**** Dataset rows ****

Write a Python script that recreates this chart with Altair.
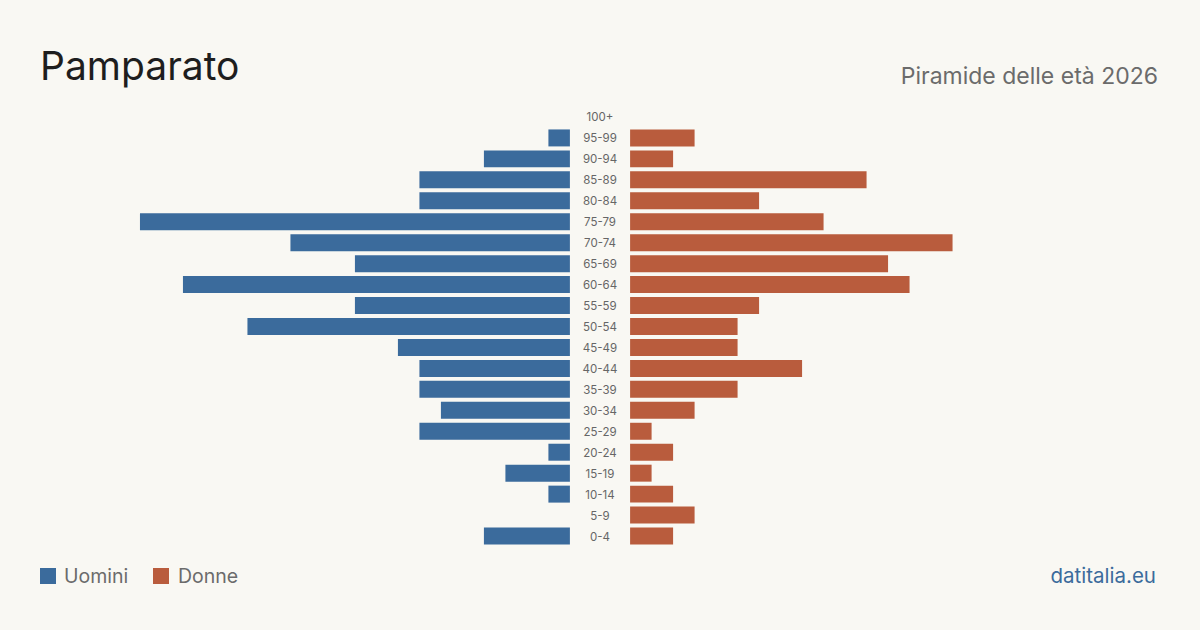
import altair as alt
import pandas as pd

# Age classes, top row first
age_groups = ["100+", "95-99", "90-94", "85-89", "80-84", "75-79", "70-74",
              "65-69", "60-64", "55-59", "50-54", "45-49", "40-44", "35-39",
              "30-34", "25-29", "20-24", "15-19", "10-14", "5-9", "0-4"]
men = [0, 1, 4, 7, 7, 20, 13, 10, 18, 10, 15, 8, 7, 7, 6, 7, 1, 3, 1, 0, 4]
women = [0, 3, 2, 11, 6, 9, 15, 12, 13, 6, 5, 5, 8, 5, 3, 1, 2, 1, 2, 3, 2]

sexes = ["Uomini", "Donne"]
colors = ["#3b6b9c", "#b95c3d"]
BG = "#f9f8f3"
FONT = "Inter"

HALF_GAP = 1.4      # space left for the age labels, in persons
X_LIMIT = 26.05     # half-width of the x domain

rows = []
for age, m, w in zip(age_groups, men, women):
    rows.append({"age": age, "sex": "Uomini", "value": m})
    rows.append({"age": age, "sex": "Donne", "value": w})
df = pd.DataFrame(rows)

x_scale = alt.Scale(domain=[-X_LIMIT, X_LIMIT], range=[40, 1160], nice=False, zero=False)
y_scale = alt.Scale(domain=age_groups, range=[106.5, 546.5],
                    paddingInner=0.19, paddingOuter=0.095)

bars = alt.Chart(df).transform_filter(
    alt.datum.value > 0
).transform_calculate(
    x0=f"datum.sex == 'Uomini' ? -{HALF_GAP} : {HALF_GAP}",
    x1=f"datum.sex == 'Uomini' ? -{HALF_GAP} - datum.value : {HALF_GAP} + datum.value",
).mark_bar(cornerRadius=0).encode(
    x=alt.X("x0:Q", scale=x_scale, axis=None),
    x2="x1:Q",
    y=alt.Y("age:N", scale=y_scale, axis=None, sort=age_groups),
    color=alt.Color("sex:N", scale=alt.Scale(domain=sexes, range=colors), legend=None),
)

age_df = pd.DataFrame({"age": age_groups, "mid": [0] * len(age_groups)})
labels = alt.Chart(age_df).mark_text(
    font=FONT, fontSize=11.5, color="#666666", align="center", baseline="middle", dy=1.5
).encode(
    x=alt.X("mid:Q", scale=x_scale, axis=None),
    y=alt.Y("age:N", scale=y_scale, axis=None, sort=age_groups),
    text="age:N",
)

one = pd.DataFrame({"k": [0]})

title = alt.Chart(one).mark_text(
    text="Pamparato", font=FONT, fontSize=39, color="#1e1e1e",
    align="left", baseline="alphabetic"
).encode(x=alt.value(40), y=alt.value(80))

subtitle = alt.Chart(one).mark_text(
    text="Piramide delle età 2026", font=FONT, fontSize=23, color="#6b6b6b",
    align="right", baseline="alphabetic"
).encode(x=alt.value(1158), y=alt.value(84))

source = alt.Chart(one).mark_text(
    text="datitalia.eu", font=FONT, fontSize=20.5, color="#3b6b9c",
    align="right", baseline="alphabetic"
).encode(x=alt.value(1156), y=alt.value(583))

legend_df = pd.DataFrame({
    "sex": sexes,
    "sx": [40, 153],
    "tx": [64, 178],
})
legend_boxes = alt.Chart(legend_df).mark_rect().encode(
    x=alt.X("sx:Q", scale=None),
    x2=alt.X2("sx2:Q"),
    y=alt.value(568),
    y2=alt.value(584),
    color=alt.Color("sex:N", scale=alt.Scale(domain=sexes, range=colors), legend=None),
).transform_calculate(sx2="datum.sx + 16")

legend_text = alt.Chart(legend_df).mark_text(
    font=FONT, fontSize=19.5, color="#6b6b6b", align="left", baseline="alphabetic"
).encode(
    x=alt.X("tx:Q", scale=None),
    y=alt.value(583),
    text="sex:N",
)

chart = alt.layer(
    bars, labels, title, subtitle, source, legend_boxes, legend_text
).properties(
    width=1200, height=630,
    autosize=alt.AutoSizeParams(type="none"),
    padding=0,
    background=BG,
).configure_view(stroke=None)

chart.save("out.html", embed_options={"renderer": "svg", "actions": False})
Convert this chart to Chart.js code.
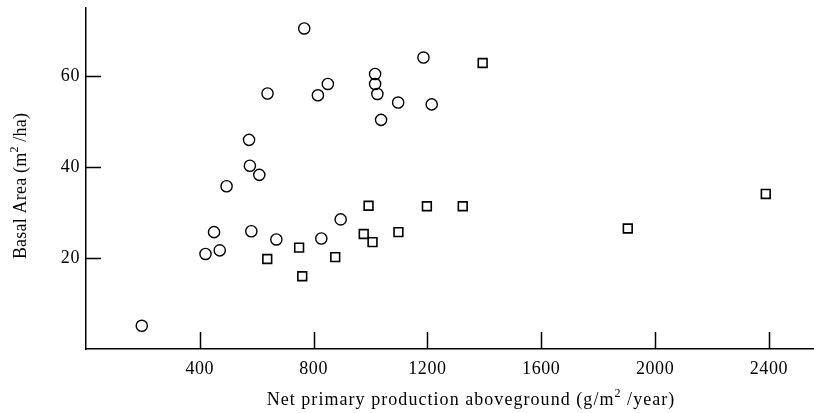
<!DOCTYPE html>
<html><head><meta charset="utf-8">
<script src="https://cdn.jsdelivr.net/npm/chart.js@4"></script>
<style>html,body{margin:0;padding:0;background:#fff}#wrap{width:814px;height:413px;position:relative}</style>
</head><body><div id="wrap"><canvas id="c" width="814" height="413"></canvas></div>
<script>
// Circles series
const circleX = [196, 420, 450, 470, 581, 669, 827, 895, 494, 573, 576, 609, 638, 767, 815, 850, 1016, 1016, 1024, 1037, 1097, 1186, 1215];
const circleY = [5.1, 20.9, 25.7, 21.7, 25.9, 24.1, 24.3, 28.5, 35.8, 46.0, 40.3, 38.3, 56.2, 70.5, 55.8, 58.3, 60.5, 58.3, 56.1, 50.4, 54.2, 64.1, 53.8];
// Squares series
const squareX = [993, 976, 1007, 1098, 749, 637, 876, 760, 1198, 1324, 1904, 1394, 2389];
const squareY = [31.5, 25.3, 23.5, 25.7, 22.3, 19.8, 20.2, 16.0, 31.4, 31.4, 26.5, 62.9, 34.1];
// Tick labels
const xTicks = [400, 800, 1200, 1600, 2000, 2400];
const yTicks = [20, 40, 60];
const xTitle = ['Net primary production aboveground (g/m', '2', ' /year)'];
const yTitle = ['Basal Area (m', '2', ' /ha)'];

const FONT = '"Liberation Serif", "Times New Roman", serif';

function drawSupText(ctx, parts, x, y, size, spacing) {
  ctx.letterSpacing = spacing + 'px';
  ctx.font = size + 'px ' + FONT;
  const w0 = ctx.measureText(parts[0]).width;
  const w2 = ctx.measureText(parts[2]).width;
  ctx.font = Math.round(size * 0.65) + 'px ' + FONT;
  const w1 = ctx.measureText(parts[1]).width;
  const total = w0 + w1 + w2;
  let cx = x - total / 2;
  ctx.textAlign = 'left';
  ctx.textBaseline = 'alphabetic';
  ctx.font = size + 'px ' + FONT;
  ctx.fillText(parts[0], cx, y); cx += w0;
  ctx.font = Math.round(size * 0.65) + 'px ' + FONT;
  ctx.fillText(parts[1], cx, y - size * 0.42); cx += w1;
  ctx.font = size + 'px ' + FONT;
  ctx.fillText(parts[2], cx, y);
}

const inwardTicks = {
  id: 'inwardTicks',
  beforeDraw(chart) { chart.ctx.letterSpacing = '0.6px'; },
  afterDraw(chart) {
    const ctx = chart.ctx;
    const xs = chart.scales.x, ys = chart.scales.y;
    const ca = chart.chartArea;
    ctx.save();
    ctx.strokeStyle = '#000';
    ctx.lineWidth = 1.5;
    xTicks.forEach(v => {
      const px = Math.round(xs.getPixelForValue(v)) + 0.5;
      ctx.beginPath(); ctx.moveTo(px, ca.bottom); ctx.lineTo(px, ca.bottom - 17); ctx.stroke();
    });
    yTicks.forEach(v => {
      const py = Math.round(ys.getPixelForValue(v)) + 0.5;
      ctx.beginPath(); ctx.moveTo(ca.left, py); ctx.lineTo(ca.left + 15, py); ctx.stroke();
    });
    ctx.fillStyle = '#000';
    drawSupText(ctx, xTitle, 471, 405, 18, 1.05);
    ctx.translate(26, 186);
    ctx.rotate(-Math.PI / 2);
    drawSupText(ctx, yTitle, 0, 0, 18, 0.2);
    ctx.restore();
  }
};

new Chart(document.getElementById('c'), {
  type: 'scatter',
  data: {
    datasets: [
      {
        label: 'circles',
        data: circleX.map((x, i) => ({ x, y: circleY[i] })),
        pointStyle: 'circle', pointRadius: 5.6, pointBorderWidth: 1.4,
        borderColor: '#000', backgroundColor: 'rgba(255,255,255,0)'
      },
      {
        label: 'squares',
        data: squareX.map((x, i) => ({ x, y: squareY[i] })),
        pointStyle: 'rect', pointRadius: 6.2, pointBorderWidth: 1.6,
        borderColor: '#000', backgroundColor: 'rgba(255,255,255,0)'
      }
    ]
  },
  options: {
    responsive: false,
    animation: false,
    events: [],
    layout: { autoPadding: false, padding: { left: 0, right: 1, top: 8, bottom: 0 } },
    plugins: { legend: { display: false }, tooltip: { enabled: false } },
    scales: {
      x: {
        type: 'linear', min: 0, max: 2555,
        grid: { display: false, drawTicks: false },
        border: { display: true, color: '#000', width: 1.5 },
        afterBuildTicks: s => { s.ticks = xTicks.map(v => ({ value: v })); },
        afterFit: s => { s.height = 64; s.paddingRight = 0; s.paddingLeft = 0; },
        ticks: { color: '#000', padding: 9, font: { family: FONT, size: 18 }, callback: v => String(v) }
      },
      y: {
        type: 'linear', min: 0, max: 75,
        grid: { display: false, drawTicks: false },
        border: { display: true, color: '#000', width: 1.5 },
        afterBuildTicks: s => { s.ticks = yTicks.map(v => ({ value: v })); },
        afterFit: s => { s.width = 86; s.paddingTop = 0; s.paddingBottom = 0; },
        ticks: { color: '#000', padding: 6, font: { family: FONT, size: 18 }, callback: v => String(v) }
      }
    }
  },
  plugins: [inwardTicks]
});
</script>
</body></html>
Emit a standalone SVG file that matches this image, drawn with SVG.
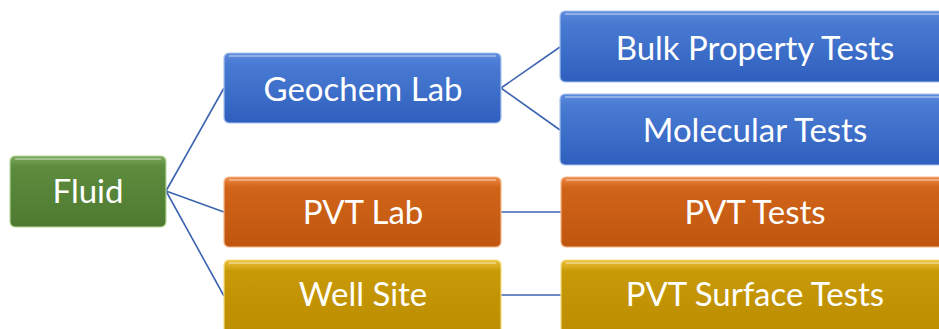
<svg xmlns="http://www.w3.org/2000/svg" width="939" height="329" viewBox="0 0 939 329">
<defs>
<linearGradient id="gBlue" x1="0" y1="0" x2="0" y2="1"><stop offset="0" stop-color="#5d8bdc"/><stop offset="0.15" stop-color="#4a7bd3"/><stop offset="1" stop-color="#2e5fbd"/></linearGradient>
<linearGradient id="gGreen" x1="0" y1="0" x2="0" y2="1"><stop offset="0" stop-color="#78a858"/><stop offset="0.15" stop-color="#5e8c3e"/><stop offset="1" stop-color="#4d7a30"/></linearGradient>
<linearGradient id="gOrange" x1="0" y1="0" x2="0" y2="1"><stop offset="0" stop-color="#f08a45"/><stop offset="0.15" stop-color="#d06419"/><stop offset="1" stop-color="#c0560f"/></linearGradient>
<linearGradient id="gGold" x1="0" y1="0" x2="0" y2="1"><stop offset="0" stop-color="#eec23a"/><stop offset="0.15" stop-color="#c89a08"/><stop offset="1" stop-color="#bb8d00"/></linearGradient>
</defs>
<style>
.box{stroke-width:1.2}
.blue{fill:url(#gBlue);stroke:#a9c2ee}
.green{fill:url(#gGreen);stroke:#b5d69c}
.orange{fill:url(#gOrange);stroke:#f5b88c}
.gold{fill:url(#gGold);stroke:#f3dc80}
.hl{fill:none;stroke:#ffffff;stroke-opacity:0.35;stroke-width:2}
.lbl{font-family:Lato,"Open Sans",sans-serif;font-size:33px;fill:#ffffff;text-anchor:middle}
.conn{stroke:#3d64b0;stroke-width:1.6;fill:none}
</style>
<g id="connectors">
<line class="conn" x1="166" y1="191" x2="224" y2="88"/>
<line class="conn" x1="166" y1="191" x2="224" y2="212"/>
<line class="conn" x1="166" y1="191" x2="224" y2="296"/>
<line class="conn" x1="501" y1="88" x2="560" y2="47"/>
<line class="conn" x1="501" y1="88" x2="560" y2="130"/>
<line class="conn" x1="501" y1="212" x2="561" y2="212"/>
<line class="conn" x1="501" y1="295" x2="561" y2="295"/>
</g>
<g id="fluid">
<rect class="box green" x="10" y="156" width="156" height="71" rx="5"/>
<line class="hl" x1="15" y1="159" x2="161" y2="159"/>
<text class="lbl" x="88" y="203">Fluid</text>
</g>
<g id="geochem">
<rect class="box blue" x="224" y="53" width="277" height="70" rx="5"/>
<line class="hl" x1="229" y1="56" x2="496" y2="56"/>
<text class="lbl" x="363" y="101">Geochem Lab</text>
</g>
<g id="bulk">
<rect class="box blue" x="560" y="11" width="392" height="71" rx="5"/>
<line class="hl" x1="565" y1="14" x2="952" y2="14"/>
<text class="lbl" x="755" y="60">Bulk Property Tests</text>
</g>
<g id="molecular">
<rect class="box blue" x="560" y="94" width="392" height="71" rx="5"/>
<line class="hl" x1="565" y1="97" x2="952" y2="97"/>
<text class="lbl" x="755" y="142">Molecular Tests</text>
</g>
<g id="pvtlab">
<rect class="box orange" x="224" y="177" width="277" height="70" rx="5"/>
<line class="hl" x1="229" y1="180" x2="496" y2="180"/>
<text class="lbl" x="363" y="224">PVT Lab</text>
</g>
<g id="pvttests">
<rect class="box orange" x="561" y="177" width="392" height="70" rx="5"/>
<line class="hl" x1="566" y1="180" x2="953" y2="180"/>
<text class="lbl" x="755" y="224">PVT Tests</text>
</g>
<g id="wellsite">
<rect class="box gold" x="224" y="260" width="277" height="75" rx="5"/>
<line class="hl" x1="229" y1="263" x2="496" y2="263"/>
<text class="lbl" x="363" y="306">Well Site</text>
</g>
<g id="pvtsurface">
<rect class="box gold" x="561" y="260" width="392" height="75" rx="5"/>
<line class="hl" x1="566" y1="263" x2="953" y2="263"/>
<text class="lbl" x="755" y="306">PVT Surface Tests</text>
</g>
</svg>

****

▸ **Exercise goal**: Nothing but the lines from the start of the records above through the line with "2, 1, 2, 3, 2]" should be retyped, each exactly as written; leave out all pictures.

▸ **Result for this exercise**:
Write a Python script that recreates this chart with Altair.
import altair as alt
import pandas as pd

# Age classes, top row first
age_groups = ["100+", "95-99", "90-94", "85-89", "80-84", "75-79", "70-74",
              "65-69", "60-64", "55-59", "50-54", "45-49", "40-44", "35-39",
              "30-34", "25-29", "20-24", "15-19", "10-14", "5-9", "0-4"]
men = [0, 1, 4, 7, 7, 20, 13, 10, 18, 10, 15, 8, 7, 7, 6, 7, 1, 3, 1, 0, 4]
women = [0, 3, 2, 11, 6, 9, 15, 12, 13, 6, 5, 5, 8, 5, 3, 1, 2, 1, 2, 3, 2]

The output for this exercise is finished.